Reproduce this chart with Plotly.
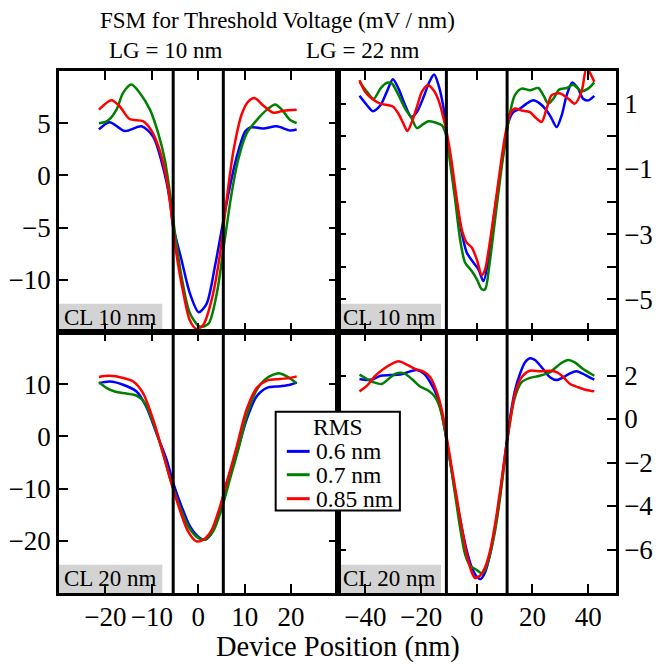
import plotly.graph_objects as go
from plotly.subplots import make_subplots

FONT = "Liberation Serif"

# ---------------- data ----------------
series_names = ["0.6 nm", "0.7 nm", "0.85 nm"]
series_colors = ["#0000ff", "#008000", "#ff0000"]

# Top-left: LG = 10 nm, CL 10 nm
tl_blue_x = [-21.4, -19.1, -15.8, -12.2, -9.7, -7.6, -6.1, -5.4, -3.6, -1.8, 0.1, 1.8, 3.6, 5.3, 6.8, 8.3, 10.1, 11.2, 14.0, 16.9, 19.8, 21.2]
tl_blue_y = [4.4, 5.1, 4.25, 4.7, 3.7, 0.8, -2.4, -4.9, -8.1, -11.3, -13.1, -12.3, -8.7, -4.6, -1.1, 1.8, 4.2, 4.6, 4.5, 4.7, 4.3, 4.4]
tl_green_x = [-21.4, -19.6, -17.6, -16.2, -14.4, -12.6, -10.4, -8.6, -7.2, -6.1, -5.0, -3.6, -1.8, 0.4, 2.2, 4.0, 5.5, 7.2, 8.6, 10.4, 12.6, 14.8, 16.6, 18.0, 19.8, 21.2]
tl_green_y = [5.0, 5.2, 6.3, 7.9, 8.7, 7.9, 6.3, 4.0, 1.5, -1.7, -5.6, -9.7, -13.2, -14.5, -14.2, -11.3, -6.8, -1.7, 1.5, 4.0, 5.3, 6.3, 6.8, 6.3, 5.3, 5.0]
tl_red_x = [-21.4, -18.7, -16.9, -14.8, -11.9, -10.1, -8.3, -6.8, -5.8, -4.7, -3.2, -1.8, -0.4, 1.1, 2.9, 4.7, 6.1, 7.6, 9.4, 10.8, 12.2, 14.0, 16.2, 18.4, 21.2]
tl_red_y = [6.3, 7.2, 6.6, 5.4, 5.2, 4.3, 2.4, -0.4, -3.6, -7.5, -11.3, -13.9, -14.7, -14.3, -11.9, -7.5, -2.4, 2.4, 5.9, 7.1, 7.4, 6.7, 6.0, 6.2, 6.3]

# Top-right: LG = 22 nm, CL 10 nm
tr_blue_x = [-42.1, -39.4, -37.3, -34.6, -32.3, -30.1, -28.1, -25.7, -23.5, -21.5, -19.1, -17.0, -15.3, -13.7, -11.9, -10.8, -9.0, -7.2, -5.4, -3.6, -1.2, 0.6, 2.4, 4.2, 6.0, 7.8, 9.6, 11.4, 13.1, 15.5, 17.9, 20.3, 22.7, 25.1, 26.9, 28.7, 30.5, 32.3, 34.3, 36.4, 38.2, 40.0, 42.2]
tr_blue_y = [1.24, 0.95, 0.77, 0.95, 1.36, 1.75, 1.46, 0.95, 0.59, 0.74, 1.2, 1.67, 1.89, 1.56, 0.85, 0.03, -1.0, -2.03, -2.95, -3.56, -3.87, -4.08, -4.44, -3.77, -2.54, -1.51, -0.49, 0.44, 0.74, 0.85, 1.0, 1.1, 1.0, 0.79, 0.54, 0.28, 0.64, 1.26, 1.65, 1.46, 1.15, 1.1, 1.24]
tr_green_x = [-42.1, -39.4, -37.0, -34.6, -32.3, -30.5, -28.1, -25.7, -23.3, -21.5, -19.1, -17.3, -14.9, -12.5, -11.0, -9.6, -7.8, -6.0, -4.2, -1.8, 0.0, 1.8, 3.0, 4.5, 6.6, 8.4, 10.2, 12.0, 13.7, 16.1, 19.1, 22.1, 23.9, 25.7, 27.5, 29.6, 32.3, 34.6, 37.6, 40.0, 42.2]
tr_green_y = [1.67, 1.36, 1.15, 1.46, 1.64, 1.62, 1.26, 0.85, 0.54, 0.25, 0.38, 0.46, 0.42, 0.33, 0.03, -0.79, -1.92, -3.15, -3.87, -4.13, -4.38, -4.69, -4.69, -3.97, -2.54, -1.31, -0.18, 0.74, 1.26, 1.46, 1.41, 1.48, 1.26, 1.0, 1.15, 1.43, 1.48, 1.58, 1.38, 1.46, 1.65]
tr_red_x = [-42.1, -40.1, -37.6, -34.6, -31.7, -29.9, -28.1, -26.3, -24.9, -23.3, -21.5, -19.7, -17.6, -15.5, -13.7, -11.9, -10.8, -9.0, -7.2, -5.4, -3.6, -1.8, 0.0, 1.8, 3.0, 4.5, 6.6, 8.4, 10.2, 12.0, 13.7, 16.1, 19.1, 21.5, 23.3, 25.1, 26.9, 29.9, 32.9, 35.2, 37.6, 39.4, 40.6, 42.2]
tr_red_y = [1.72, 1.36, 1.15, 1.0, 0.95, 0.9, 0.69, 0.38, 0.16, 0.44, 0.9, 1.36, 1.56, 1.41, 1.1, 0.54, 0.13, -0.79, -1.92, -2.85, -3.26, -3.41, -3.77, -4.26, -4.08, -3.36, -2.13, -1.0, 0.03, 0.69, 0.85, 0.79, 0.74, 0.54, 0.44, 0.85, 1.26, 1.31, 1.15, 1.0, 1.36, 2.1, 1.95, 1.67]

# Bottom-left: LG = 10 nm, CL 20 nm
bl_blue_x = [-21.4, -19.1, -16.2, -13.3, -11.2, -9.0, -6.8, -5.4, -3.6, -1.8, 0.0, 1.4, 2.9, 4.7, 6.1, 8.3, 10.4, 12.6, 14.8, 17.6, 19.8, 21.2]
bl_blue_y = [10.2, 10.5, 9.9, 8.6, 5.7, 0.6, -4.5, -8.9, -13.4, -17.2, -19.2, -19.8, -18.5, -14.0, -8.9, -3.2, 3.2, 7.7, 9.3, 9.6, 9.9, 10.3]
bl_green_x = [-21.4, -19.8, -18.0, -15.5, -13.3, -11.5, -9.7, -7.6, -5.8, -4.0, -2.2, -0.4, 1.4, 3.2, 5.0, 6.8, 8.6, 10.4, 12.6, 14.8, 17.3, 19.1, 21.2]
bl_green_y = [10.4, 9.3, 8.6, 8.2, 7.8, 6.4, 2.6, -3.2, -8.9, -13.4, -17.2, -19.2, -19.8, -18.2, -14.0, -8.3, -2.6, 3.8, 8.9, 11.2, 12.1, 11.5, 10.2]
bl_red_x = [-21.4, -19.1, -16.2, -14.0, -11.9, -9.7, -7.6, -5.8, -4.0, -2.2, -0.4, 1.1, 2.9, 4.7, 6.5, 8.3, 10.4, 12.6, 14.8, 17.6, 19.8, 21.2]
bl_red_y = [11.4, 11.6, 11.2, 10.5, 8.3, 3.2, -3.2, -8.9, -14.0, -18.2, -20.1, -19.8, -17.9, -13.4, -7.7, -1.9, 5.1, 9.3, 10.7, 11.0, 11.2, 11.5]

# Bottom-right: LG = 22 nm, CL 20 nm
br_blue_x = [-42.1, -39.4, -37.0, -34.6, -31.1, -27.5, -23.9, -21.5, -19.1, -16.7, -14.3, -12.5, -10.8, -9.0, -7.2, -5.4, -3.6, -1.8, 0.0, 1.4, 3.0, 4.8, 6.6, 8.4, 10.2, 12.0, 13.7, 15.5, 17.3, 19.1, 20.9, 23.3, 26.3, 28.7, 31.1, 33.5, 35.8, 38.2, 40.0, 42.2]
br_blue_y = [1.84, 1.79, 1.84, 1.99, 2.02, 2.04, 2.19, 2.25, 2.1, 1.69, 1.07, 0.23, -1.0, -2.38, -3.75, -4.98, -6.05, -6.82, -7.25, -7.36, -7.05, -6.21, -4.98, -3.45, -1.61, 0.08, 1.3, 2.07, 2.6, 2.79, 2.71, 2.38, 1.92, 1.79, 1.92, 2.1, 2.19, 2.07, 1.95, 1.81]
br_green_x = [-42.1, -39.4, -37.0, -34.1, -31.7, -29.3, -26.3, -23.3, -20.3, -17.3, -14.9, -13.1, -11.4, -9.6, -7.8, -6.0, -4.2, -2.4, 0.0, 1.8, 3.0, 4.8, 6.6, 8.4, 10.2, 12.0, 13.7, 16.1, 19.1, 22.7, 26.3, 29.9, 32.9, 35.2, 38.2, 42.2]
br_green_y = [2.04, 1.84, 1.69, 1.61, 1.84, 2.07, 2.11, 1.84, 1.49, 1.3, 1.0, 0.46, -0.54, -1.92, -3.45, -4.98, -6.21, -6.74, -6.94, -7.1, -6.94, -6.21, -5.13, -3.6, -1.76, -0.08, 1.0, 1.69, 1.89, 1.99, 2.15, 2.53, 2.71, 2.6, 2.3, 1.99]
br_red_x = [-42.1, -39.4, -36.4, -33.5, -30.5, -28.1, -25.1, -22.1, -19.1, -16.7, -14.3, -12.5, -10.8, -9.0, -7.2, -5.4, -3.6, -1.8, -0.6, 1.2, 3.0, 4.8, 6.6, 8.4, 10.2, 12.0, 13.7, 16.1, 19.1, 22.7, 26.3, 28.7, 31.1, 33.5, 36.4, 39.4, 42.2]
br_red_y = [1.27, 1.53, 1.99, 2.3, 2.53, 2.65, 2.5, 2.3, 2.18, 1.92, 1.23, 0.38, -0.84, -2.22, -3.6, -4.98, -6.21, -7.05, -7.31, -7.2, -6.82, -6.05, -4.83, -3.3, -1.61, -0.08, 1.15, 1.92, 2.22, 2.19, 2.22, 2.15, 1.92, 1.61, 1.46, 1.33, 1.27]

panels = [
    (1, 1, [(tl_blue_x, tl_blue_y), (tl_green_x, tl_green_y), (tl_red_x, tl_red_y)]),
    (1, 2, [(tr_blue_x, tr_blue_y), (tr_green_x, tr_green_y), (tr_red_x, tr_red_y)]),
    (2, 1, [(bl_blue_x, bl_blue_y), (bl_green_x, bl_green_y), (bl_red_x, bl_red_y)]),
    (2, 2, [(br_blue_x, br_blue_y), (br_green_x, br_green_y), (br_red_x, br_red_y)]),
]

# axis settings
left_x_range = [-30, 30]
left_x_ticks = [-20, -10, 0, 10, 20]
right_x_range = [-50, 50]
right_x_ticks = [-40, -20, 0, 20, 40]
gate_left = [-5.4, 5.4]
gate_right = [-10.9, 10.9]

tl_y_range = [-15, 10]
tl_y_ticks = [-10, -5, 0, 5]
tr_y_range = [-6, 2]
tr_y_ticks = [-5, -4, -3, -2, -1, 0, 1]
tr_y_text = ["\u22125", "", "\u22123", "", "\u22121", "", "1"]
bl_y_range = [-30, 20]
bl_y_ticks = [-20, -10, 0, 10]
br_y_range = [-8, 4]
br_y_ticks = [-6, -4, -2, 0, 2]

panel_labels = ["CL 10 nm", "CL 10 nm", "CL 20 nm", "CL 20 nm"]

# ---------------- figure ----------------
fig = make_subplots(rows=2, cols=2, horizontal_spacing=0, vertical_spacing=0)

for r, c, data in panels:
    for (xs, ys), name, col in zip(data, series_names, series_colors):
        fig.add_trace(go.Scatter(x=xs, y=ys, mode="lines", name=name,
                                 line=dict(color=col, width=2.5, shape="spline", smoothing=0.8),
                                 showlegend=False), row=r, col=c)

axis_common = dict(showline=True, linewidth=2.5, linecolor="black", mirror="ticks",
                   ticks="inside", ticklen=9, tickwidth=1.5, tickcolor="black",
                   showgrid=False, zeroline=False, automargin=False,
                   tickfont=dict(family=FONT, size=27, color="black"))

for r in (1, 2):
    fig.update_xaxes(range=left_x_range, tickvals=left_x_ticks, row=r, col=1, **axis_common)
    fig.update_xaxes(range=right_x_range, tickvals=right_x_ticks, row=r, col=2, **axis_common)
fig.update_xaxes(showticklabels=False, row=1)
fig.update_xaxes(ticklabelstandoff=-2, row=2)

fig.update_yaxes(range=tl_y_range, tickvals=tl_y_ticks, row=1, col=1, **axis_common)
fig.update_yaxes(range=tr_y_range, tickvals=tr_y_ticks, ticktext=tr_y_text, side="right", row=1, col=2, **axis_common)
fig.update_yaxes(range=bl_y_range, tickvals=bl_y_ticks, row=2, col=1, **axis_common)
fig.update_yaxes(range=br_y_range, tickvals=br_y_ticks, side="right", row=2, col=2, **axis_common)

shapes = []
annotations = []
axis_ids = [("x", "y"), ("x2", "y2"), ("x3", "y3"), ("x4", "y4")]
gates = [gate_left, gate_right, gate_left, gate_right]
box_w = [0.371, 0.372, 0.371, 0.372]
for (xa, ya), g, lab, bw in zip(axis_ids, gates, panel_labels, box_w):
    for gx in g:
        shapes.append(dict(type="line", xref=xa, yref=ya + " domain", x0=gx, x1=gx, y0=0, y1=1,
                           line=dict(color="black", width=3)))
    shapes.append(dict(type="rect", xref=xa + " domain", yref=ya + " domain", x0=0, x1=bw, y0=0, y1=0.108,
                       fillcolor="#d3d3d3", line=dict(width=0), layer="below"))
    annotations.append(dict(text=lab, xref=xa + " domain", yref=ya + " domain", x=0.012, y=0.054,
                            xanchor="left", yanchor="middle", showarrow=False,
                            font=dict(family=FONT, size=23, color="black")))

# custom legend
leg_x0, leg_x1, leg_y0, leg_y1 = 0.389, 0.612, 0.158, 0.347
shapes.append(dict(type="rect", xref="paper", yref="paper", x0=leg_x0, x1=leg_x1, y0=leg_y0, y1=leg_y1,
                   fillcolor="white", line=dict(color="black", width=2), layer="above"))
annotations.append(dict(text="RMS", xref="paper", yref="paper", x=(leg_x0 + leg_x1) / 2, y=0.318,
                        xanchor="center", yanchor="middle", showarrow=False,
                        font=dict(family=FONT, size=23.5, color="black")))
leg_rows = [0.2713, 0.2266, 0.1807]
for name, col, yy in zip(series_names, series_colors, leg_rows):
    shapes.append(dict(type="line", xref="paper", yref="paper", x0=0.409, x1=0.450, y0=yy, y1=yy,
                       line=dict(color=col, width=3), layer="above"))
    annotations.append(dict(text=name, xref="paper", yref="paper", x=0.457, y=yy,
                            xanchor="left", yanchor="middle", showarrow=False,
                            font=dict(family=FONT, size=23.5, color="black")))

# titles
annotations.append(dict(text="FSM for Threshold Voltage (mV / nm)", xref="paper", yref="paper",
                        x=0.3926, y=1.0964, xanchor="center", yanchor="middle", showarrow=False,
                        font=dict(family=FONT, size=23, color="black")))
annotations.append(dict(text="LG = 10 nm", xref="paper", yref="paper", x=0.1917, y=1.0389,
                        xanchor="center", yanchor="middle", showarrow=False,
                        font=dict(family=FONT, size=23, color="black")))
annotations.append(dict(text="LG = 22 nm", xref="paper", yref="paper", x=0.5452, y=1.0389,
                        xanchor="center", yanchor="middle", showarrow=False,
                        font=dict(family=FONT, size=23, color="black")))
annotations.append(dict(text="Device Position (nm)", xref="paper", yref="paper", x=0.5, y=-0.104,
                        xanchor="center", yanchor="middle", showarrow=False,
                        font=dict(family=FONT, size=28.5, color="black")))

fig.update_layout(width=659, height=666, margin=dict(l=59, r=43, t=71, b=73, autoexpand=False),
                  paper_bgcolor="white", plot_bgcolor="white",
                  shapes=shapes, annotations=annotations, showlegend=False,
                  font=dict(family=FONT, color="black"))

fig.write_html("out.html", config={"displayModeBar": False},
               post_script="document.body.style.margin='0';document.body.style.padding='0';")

- _Exercise aim_
The lines from the top of the data above through the one holding "6.0, 6.2, 6.3]" are to be repeated exactly, and only those, with no pictures.

- _Answer for this exercise_
Reproduce this chart with Plotly.
import plotly.graph_objects as go
from plotly.subplots import make_subplots

FONT = "Liberation Serif"

# ---------------- data ----------------
series_names = ["0.6 nm", "0.7 nm", "0.85 nm"]
series_colors = ["#0000ff", "#008000", "#ff0000"]

# Top-left: LG = 10 nm, CL 10 nm
tl_blue_x = [-21.4, -19.1, -15.8, -12.2, -9.7, -7.6, -6.1, -5.4, -3.6, -1.8, 0.1, 1.8, 3.6, 5.3, 6.8, 8.3, 10.1, 11.2, 14.0, 16.9, 19.8, 21.2]
tl_blue_y = [4.4, 5.1, 4.25, 4.7, 3.7, 0.8, -2.4, -4.9, -8.1, -11.3, -13.1, -12.3, -8.7, -4.6, -1.1, 1.8, 4.2, 4.6, 4.5, 4.7, 4.3, 4.4]
tl_green_x = [-21.4, -19.6, -17.6, -16.2, -14.4, -12.6, -10.4, -8.6, -7.2, -6.1, -5.0, -3.6, -1.8, 0.4, 2.2, 4.0, 5.5, 7.2, 8.6, 10.4, 12.6, 14.8, 16.6, 18.0, 19.8, 21.2]
tl_green_y = [5.0, 5.2, 6.3, 7.9, 8.7, 7.9, 6.3, 4.0, 1.5, -1.7, -5.6, -9.7, -13.2, -14.5, -14.2, -11.3, -6.8, -1.7, 1.5, 4.0, 5.3, 6.3, 6.8, 6.3, 5.3, 5.0]
tl_red_x = [-21.4, -18.7, -16.9, -14.8, -11.9, -10.1, -8.3, -6.8, -5.8, -4.7, -3.2, -1.8, -0.4, 1.1, 2.9, 4.7, 6.1, 7.6, 9.4, 10.8, 12.2, 14.0, 16.2, 18.4, 21.2]
tl_red_y = [6.3, 7.2, 6.6, 5.4, 5.2, 4.3, 2.4, -0.4, -3.6, -7.5, -11.3, -13.9, -14.7, -14.3, -11.9, -7.5, -2.4, 2.4, 5.9, 7.1, 7.4, 6.7, 6.0, 6.2, 6.3]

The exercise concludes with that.